Тот, кто следит за орудиями истребления, поправляет их прицел, — сам сегодня под этот огонь не попал, поэтому сам стреляет. А если не он, то его брат, отец, родственник. Всякий осужденный за бытовое преступление знает еще из тюрьмы, из следствия, что его преступление вовсе не считается преступлением в лагере. Растратчиков, расхитителей судят сами непойманные расхитители и растратчики.
Перековка дала и юридическое основание такого рода действиям. Какая же может быть вина в лагере, если в лагере самоохрана, а в более широком смысле — никого, кроме самоохраны, в лагере и нет, ибо отбывшие срок берут винтовки — охранять, берут палку — командовать.
Круг не может быть разомкнут.
Виноватых нет потому, что при досрочном освобождении, искуплении вины честным трудом человек, поднимающий девять пудов одной рукой, искупает вину вдесятеро скорее, чем хлюпик-очкарик, не обладающий должной физической силой. Человек, поднимающий девять пудов одной рукой, вырастает в лагере как символ именно моральной силы. Он в почете у начальства, он освобождается сам и освобождает других на собраниях, приобретает право судить, [добавить срока], еще и сам не освобожденный из лагеря.
Тут нет места такому понятию, как вина. Даже если ее считать за условную формулу столкновения человека и общества. За исключением воров-рецидивистов, стоящих вне общества и заслуживающих уничтожения, никто в лагере и не трактует [«вину»] как преступление — ни в теории, ни в практике.
Но и блатарей государство считало возможным [использовать] на той же перековке и исправлении.
До перековки считалось, что в лагере есть две группы людей: жертвы правосудия и преступники — уголовные рецидивисты. Надлежало с помощью социально близких из жертв правосудия: следователей, осужденных за превышение власти, убийц — за превышение норм раздражения, растратчиков миллионных сумм, прокученных в ресторанах, — всех этих «контингентов» на изящном лагерном языке — бороться с уголовным рецидивом до самой смерти уголовников — ранней обычно из-за побегов, побоев, выстоек «на комарях» и прочего.
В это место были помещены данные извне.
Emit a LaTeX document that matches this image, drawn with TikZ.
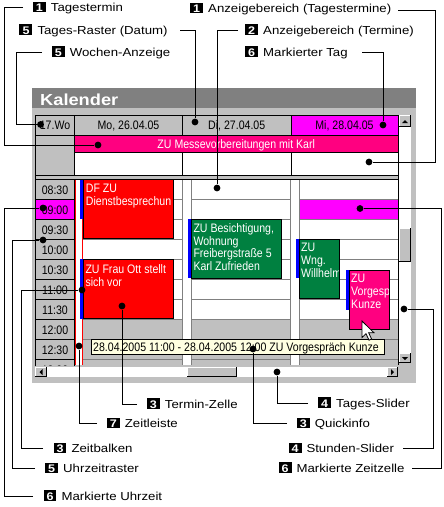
\documentclass[tikz,border=0pt]{standalone}
\usepackage{fontspec}
\setmainfont[FakeStretch=1.14]{Liberation Sans}
\newfontfamily\calfnt[FakeStretch=0.86]{Liberation Sans}
\definecolor{wgray}{HTML}{C0C0C0}
\definecolor{dgray}{HTML}{808080}
\definecolor{mag}{HTML}{FF00FF}
\definecolor{hotpink}{HTML}{FF0080}
\definecolor{apgreen}{HTML}{008040}
\definecolor{apred}{HTML}{FF0000}
\definecolor{apblue}{HTML}{0000FF}
\definecolor{tipyellow}{HTML}{FFFFE1}
\newcommand\lblfont{\fontsize{11.6}{13}\selectfont}
\newcommand\kalfont{\calfnt\fontsize{12.3}{12.7}\selectfont}
\newcommand\nb[1]{{\setlength{\fboxsep}{0pt}\colorbox{black}{\makebox[13pt]{\rule[-0.6pt]{0pt}{10.4pt}\color{white}\bfseries\fontsize{11}{11}\selectfont #1}}}}
\newcommand\btn[4]{%
  \fill[wgray] (#1,#2) rectangle (#3,#4);
  \draw[white,line width=1pt] (#1+0.5,#4-1) -- (#1+0.5,#2+0.5) -- (#3-1,#2+0.5);
  \draw[black,line width=1pt] (#1,#4-0.5) -- (#3-0.5,#4-0.5) -- (#3-0.5,#2);}
\tikzset{
  lbl/.style={anchor=west, inner sep=0pt, text height=10pt, text depth=1.6pt, font=\lblfont},
  dotn/.style={circle, fill=black, inner sep=0pt, minimum size=6.8pt},
  conn/.style={line width=1pt, black},
  kal/.style={font=\kalfont, inner sep=0pt, text height=8.8pt, text depth=0pt},
  apptxt/.style={font=\kalfont, text=white, inner sep=0pt, anchor=north west, align=left},
  gridln/.style={dgray, line width=1pt},
  blk/.style={black, line width=1pt},
  redln/.style={apred, line width=1pt},
}
\begin{document}
\begin{tikzpicture}[x=1pt,y=-1pt]
\useasboundingbox (0,0) rectangle (444,507);
\fill[white] (0,0) rectangle (444,507);
% window
\fill[wgray] (32,88) rectangle (416,383);
\fill[dgray] (32,88) rectangle (416,108);
\node[anchor=base west, inner sep=0pt, text=white, font=\fontsize{16}{18}\selectfont\bfseries] (title) at (40,105) {Kalender};
% header
\fill[wgray] (35,115) rectangle (398,179);
\draw[blk, fill=wgray] (35.5,115.5) rectangle (74.5,135);
\node[kal] (wo) at (55,125.5) {17.Wo};
\draw[blk, fill=wgray] (74.5,115.5) rectangle (182.5,135);
\node[kal] (mo) at (128.5,125.5) {Mo, 26.04.05};
\draw[blk, fill=wgray] (182.5,115.5) rectangle (291,135);
\node[kal] (di) at (236.75,125.5) {Di, 27.04.05};
\draw[blk, fill=mag] (291,115.5) rectangle (398,135);
\node[kal] (mi) at (344.5,125.5) {Mi, 28.04.05};
\draw[blk, fill=white] (74.5,135) rectangle (398,175);
\draw[blk, fill=hotpink] (74.5,135) rectangle (398,152);
\node[kal, text=white] (tt) at (236.25,144) {ZU Messevorbereitungen mit Karl};
\draw[blk] (182.5,152) -- (182.5,175) (291,152) -- (291,175);
\draw[blk] (35.5,135) -- (35.5,179);
\draw[blk] (35,175) -- (398,175);
% grid
\begin{scope}
\clip (35,179) rectangle (398.5,365);
\foreach \t/\c [count=\i from 0] in {08:30/wgray,09:00/mag,09:30/wgray,10:00/wgray,10:30/wgray,11:00/wgray,11:30/wgray,12:00/wgray,12:30/wgray,13:00/wgray}{
  \pgfmathsetmacro\yy{179+20*\i}
  \draw[blk, fill=\c] (35.5,\yy) rectangle (74.3,\yy+20);
  \node[kal] (time\i) at (55,\yy+10.8) {\t};
}
\fill[white] (74.8,179) rectangle (398,365);
\fill[wgray] (83,319) rectangle (182.7,365);
\fill[wgray] (191.7,319) rectangle (290.7,365);
\fill[wgray] (299.3,319) rectangle (398,365);
\fill[mag] (299.3,199) rectangle (398,219);
\foreach \y in {199,219,...,359}{
  \draw[gridln] (83,\y) -- (182.7,\y);
  \draw[gridln] (191.7,\y) -- (290.7,\y);
  \draw[gridln] (299.3,\y) -- (398,\y);
}
\draw[gridln] (182.7,179) -- (182.7,365) (191.7,179) -- (191.7,365)
  (290.7,179) -- (290.7,365) (299.3,179) -- (299.3,365);
\draw[redln] (75.7,179) -- (75.7,365) (82.7,179) -- (82.7,365);
% appointments
\fill[apblue] (79.7,179.5) rectangle (83,218.5);
\draw[blk, fill=apred] (83,179.5) rectangle (173,238.5);
\begin{scope}\clip (83,179.5) rectangle (172.5,238.5);
\node[apptxt] (ap1) at (85.7,184.3) {DF ZU\\Dienstbesprechun};
\end{scope}
\fill[apblue] (79.7,259) rectangle (83,319);
\draw[blk, fill=apred] (83,259) rectangle (173,318.5);
\begin{scope}\clip (83,259) rectangle (172.5,318.5);
\node[apptxt] (ap2) at (85.3,264.3) {ZU Frau Ott stellt\\sich vor};
\end{scope}
\fill[apblue] (188.3,219.3) rectangle (191.7,278.3);
\draw[blk, fill=apgreen] (191.7,219.3) rectangle (281.7,278.3);
\begin{scope}\clip (191.7,219.3) rectangle (281.2,278.3);
\node[apptxt] (ap3) at (193.3,223.3) {ZU Besichtigung,\\Wohnung\\Freibergstraße 5\\Karl Zufrieden};
\end{scope}
\fill[apblue] (296,239.3) rectangle (299.3,278.3);
\draw[blk, fill=apgreen] (299.3,239.3) rectangle (339.3,298.3);
\begin{scope}\clip (299.3,239.3) rectangle (338.8,298.3);
\node[apptxt] (ap4) at (301,243.3) {ZU\\Wng.\\Willhelm};
\end{scope}
\fill[apblue] (346,270) rectangle (349.3,310);
\draw[blk, fill=hotpink] (349.3,270) rectangle (389.3,329.3);
\begin{scope}\clip (349.3,270) rectangle (388.8,329.3);
\node[apptxt] (ap5) at (351,274.3) {ZU\\Vorgesp\\Kunze};
\end{scope}
\end{scope}
\draw[blk] (35,179) -- (398.5,179);
\draw[blk] (398.5,115) -- (398.5,365);
% tooltip
\draw[blk, fill=tipyellow] (91,339.3) rectangle (384,354.3);
\node[kal, anchor=west, text depth=0pt] (tip) at (93,347) {28.04.2005 11:00 - 28.04.2005 12:00 ZU Vorgespräch Kunze};
% cursor
\draw[black, fill=white, line width=0.8pt, line join=miter] (362,321) -- ++(0,16.5) -- ++(4,-3.8) -- ++(3,6.5) -- ++(2.6,-1.2) -- ++(-3,-6.3) -- ++(5.3,0) -- cycle;
% vertical scrollbar
\fill[white] (399,127) rectangle (411,353);
\btn{399}{115}{411}{127}
\fill[black] (402,123) -- (408,123) -- (405,120) -- cycle;
\btn{399}{228}{411}{262}
\btn{399}{353}{411}{363}
\fill[black] (402,357) -- (408,357) -- (405,360) -- cycle;
% horizontal scrollbar
\fill[white] (47,367) rectangle (387,377);
\btn{35}{367}{47}{377}
\fill[black] (42.5,369) -- (42.5,375) -- (39.5,372) -- cycle;
\btn{187}{367}{237}{377}
\btn{387}{367}{398}{377}
\fill[black] (391,369) -- (391,375) -- (394,372) -- cycle;
% dots
\node[dotn] (dTag) at (98,145) {};
\node[dotn] (dRaster) at (195,122) {};
\node[dotn] (dWoche) at (40.5,124.5) {};
\node[dotn] (dAnzT) at (369,162) {};
\node[dotn] (dAnz) at (217,188) {};
\node[dotn] (dMTag) at (383,125) {};
\node[dotn] (dZelle) at (122,306) {};
\node[dotn] (dLeiste) at (79,346) {};
\node[dotn] (dBalken) at (82,290) {};
\node[dotn] (dRaster2) at (43,240) {};
\node[dotn] (dMUhr) at (43,208) {};
\node[dotn] (dSlider) at (277,372) {};
\node[dotn] (dQuick) at (253,349) {};
\node[dotn] (dStunden) at (404,309) {};
\node[dotn] (dMZelle) at (360,208.5) {};
% labels
\node[lbl] (lTag) at (32.7,7.5) {\nb{1}\hspace{5pt}Tagestermin};
\node[lbl] (lRaster) at (19.3,30) {\nb{5}\hspace{5pt}Tages-Raster (Datum)};
\node[lbl] (lWoche) at (51.7,52) {\nb{5}\hspace{5pt}Wochen-Anzeige};
\node[lbl] (lAnzT) at (190,8.5) {\nb{1}\hspace{5pt}Anzeigebereich (Tagestermine)};
\node[lbl] (lAnz) at (245,30) {\nb{2}\hspace{5pt}Anzeigebereich (Termine)};
\node[lbl] (lMTag) at (245,52) {\nb{6}\hspace{5pt}Markierter Tag};
\node[lbl] (lZelle) at (146.7,404) {\nb{3}\hspace{5pt}Termin-Zelle};
\node[lbl] (lLeiste) at (106.7,423.5) {\nb{7}\hspace{5pt}Zeitleiste};
\node[lbl] (lBalken) at (53.3,448.5) {\nb{3}\hspace{5pt}Zeitbalken};
\node[lbl] (lRaster2) at (45,468.5) {\nb{5}\hspace{5pt}Uhrzeitraster};
\node[lbl] (lMUhr) at (43.3,496) {\nb{6}\hspace{5pt}Markierte Uhrzeit};
\node[lbl] (lSlider) at (318,403) {\nb{4}\hspace{5pt}Tages-Slider};
\node[lbl] (lQuick) at (296.7,423.5) {\nb{3}\hspace{5pt}Quickinfo};
\node[lbl] (lStunden) at (288.3,448.5) {\nb{4}\hspace{5pt}Stunden-Slider};
\node[lbl] (lMZelle) at (278.3,468) {\nb{6}\hspace{5pt}Markierte Zeitzelle};
% connector start points
\coordinate (sTag) at (23,7.5);
\coordinate (sRaster) at (180,30);
\coordinate (sWoche) at (42,52);
\coordinate (sAnzT) at (398,10);
\coordinate (sAnz) at (238,30);
\coordinate (sMTag) at (362,52);
\coordinate (sZelle) at (137,404);
\coordinate (sLeiste) at (97,423.5);
\coordinate (sBalken) at (43,448.5);
\coordinate (sRaster2) at (35,468.5);
\coordinate (sMUhr) at (33,496);
\coordinate (sSlider) at (308,403);
\coordinate (sQuick) at (287,423.5);
\coordinate (sStunden) at (403,448.5);
\coordinate (sMZelle) at (412,468);
% connectors
\draw[conn] (sTag) -- (4,7.5) |- (dTag);
\draw[conn] (sRaster) -| (dRaster);
\draw[conn] (sWoche) -- (16,52) |- (dWoche);
\draw[conn] (sAnzT) -- (435,10) |- (dAnzT);
\draw[conn] (sAnz) -| (dAnz);
\draw[conn] (sMTag) -| (dMTag);
\draw[conn] (sZelle) -| (dZelle);
\draw[conn] (sLeiste) -| (dLeiste);
\draw[conn] (sBalken) -- (21.5,448.5) |- (dBalken);
\draw[conn] (sRaster2) -- (12.5,468.5) |- (dRaster2);
\draw[conn] (sMUhr) -- (4,496) |- (dMUhr);
\draw[conn] (sSlider) -| (dSlider);
\draw[conn] (sQuick) -| (dQuick);
\draw[conn] (sStunden) -- (433.5,448.5) |- (dStunden);
\draw[conn] (sMZelle) -- (441.5,468) |- (dMZelle);
\end{tikzpicture}
\end{document}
Блатарю ведь работать позорно. Он должен [отказываться вплоть до] симуляции самоубийства (резать живот «пиской», заливаясь кровью, идти в изолятор), бежать. Когда-нибудь я дам анализ рецептов русской политической каторги, поведение которой было сходно с поведением уголовщины, и многое заимствовано оттуда — побеги, голодовки, но сейчас речь о другом. Блатарь — отказчик от работы, извечный враг любого государства, вдруг превращается в друга государства, в объект перековки. В перековку вообразили, что блатарей можно обмануть, научить их труду. За высокий процент выработки блатарей освобождали, примеры Беломорканала, Москанала, Колымы известны, мне кажется, всем и каждому в мире, не только в нашей стране. Теоретически была установка вернуть блатарей в число строителей социализма. Использовать и эту группу населения. Врагов государства заставить служить государству. За это советское общество заплатило большой кровью. Говорили, что нужно только «доверие», и блатарь перестанет быть блатарем и станет человеком, полноценным строителем социализма, меняя природу, трудом изменяя свою собственную психологию. Все теоретические узлы развязывались легко.
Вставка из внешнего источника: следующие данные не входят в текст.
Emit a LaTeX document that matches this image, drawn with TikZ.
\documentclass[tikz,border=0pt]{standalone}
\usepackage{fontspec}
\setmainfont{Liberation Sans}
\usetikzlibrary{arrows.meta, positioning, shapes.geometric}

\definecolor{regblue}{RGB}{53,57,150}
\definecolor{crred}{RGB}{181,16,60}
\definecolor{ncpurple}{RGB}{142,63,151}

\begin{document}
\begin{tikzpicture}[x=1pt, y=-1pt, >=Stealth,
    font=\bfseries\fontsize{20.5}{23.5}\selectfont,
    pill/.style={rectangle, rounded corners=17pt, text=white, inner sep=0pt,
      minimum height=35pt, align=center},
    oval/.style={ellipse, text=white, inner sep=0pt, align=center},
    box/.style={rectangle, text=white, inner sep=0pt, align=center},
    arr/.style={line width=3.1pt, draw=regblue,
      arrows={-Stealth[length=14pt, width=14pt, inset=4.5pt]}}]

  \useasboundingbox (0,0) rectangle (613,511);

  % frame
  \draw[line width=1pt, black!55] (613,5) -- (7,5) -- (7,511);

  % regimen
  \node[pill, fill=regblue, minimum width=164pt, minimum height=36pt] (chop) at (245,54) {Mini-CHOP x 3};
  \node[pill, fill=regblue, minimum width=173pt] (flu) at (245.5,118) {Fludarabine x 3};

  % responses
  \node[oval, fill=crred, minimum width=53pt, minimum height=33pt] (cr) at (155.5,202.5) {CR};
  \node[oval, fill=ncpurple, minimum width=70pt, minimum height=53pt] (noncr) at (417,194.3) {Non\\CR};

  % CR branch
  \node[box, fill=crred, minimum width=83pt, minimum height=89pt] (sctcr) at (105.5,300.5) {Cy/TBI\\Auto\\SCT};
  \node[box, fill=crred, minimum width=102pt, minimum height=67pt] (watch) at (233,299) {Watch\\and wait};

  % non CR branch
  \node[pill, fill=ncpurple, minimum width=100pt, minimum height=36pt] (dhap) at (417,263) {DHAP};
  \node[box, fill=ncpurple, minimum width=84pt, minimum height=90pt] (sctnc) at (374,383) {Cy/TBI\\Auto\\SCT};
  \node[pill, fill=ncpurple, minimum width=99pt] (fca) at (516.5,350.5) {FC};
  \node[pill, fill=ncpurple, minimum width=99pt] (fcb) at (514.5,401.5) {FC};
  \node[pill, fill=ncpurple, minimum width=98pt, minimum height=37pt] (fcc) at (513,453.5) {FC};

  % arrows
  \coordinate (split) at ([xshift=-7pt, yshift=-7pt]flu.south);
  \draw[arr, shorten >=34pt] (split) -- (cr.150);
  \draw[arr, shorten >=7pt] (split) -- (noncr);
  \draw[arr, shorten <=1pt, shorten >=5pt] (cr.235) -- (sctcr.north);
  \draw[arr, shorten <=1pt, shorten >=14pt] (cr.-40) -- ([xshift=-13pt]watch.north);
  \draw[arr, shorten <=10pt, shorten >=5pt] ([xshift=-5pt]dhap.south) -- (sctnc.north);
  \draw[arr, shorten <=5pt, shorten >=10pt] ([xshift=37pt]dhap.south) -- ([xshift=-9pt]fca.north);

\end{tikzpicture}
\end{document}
Но дело вот в чем. Блатарь освобождался, выработав сто пятьдесят или двести процентов плана. Выяснилось, что друзья народа, какими оказались рецидивисты, официально выполняют норму на триста процентов и подлежат немедленному досрочному освобождению. Немало лет потребовалось, пока низовым работникам лагерей удалось убедить высшее начальство, что эти триста процентов — чужая кровь, что блатарь не ударил палец о палец, а только бил палкой своих соседей по бригаде, выбивая «процент» из нищих и голодных стариков и заставляя десятников приписывать в наряд именно ему, блатарю, этот кровавый процент. Это доверие привело к такой крови, которая была еще невиданна в много испытавшей России.
Вся эта кровь ясно проступила еще на Вишере, еще до зачетов рабочих дней, до досрочного освобождения. Но уже при «разгрузках», при приездах комиссий по соловецкой песне:
Система досрочного освобождения за честный труд — есть прямой вызов правосудию.
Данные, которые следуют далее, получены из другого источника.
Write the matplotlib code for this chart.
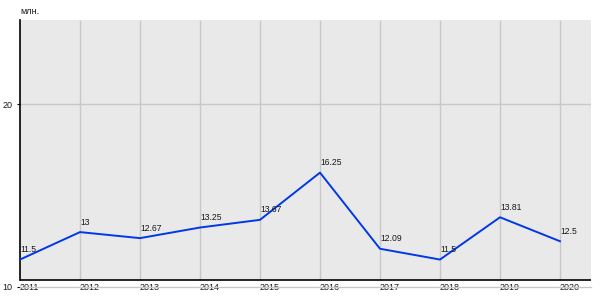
import matplotlib
matplotlib.use('Agg')
from matplotlib import pyplot as plt

years = [2011, 2012, 2013, 2014, 2015, 2016, 2017, 2018, 2019, 2020]
values = [11.5, 13, 12.67, 13.25, 13.67, 16.25, 12.09, 11.5, 13.81, 12.5]
value_labels = ['11.5', '13', '12.67', '13.25', '13.67', '16.25', '12.09', '11.5', '13.81', '12.5']
y_ticks = [10, 20]
unit_label = 'млн.'

plt.rcParams['font.family'] = ['Liberation Sans', 'DejaVu Sans']

fig = plt.figure(figsize=(6, 3), dpi=100)
# axes: x 20..591 px, y 20..287 px from top
ax = fig.add_axes([20 / 600, 13 / 300, 571 / 600, 267 / 300])

y_top = 10 + 267 / 18.3
floor = 10 + 7 / 18.3  # grey area and black axis end a bit above 10
x_right = 2011 + 571 / 60

ax.set_xlim(2011, x_right)
ax.set_ylim(10, y_top)
ax.patch.set_visible(False)

grid = '#c8c8c8'
txt = '#1a1a1a'
ax.axhspan(floor, y_top, color='#e9e9e9', zorder=0, lw=0)
ax.vlines(years[1:], floor, y_top, color=grid, lw=1, zorder=1)
ax.axhline(20, color=grid, lw=1, zorder=1)
ax.axhline(10, color=grid, lw=1, zorder=3, clip_on=False)
ax.axhline(floor, color='black', lw=1.2, zorder=3)

for s in ['top', 'right', 'bottom']:
    ax.spines[s].set_visible(False)
ax.spines['left'].set_bounds(floor, y_top)
ax.spines['left'].set_linewidth(1.2)

ax.set_yticks(y_ticks)
ax.set_yticklabels([str(v) for v in y_ticks], fontsize=6.5, color=txt)
ax.tick_params(axis='y', length=2.2, width=0.8, pad=3)
ax.set_xticks([])

for yr in years:
    ax.text(yr, 10, str(yr), ha='left', va='center', fontsize=6.5,
            color=txt, zorder=2)

ax.plot(years, values, color='#0038e8', lw=1.4, zorder=4, clip_on=False)
for yr, v, lab in zip(years, values, value_labels):
    ax.annotate(lab, (yr, v), xytext=(0, 4), textcoords='offset points',
                ha='left', va='bottom', fontsize=6.2, color=txt, zorder=5)

fig.text(20 / 600, 1 - 12 / 300, unit_label, ha='left', va='center', fontsize=6.5,
         color=txt)

fig.savefig('out.png', dpi=100)
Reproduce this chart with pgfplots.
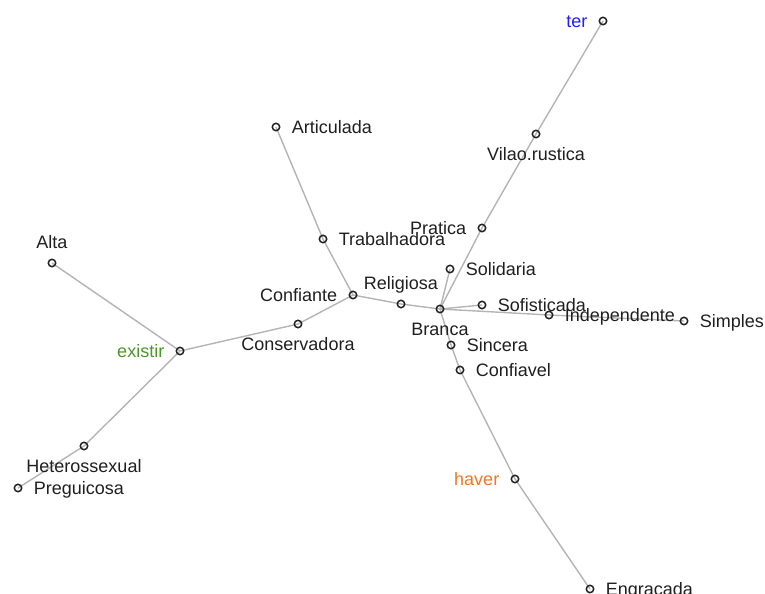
\documentclass[border=0pt]{standalone}
\usepackage{fontspec}
\setmainfont{Liberation Sans}
\usepackage{pgfplots}
\pgfplotsset{compat=1.18}
\usepackage{pgfplotstable}
\definecolor{edgegray}{RGB}{180,180,180}
\definecolor{nodeblk}{RGB}{35,35,35}
\definecolor{terblue}{RGB}{30,30,250}
\definecolor{exgreen}{RGB}{75,150,40}
\definecolor{havorange}{RGB}{240,120,35}
\tikzset{lab/.style={font=\fontsize{18bp}{20bp}\selectfont, text=#1, inner sep=0pt}}

\pgfplotstableread{
x y label
276 127 Articulada
323 239 Trabalhadora
450 269 Solidaria
482 305 Sofisticada
549 315 Independente
684 321 Simples
451 345 Sincera
460 370 Confiavel
590 589 Engracada
18 488 Preguicosa
}\rightlab
\pgfplotstableread{
x y label
482 228 Pratica
353 295 Confiante
}\leftlab
\pgfplotstableread{
x y label
536 134 Vilao.rustica
440 309 Branca
298 324 Conservadora
84 446 Heterossexual
}\belowlab
\pgfplotstableread{
x y label
52 263 Alta
401 304 Religiosa
}\abovelab
\pgfplotstableread{
x y label
603 21 ter
}\terlab
\pgfplotstableread{
x y label
180 351 existir
}\exlab
\pgfplotstableread{
x y label
515 479 haver
}\havlab

\begin{document}
\begin{tikzpicture}
\begin{axis}[name=ax, scale only axis, width=765bp, height=594bp,
  xmin=0, xmax=765, ymin=0, ymax=594, y dir=reverse, hide axis, clip=false,
  nodestyle/.style={only marks, mark=o, mark size=3.7bp,
    mark options={draw=nodeblk, line width=1.5bp, fill=white},
    nodes near coords, point meta=explicit symbolic}]
% edges
\addplot[edgegray, line width=1.4bp] coordinates {(603,21) (536,134) (482,228) (440,309) (451,345) (460,370) (515,479) (590,589)};
\addplot[edgegray, line width=1.4bp] coordinates {(276,127) (323,239) (353,295) (401,304) (440,309)};
\addplot[edgegray, line width=1.4bp] coordinates {(52,263) (180,351) (298,324) (353,295)};
\addplot[edgegray, line width=1.4bp] coordinates {(180,351) (84,446) (18,488)};
\addplot[edgegray, line width=1.4bp] coordinates {(450,269) (440,309) (482,305)};
\addplot[edgegray, line width=1.4bp] coordinates {(440,309) (549,315) (684,321)};
% nodes and labels
\addplot[nodestyle, every node near coord/.style={lab=black!88, anchor=base west, xshift=15bp, yshift=-6.4bp}] table[x=x, y=y, meta=label] {\rightlab};
\addplot[nodestyle, every node near coord/.style={lab=black!88, anchor=base east, xshift=-15bp, yshift=-6.4bp}] table[x=x, y=y, meta=label] {\leftlab};
\addplot[nodestyle, every node near coord/.style={lab=black!88, anchor=base, yshift=-26.4bp}] table[x=x, y=y, meta=label] {\belowlab};
\addplot[nodestyle, every node near coord/.style={lab=black!88, anchor=base, yshift=14.4bp}] table[x=x, y=y, meta=label] {\abovelab};
\addplot[nodestyle, every node near coord/.style={lab=terblue, anchor=base east, xshift=-15bp, yshift=-6.4bp}] table[x=x, y=y, meta=label] {\terlab};
\addplot[nodestyle, every node near coord/.style={lab=exgreen, anchor=base east, xshift=-15bp, yshift=-6.4bp}] table[x=x, y=y, meta=label] {\exlab};
\addplot[nodestyle, every node near coord/.style={lab=havorange, anchor=base east, xshift=-15bp, yshift=-6.4bp}] table[x=x, y=y, meta=label] {\havlab};
\end{axis}
\pgfresetboundingbox
\path (ax.south west) rectangle (ax.north east);
\end{tikzpicture}
\end{document}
Если есть суд — то нет досрочного освобождения, ибо только сам суд — верховный орган власти, состоящий из узкого круга квалифицированнейших, опытнейших юристов, работая день и ночь, определяет в своих высших инстанциях меру наказания за то или иное преступление против закона, определяет детально, до самой мелочи, до дня и часа вопросы срока, режима, взвешивая все обстоятельства на самых высших юридических весах, и никто не может нарушить, изменить, поправить его верховную волю.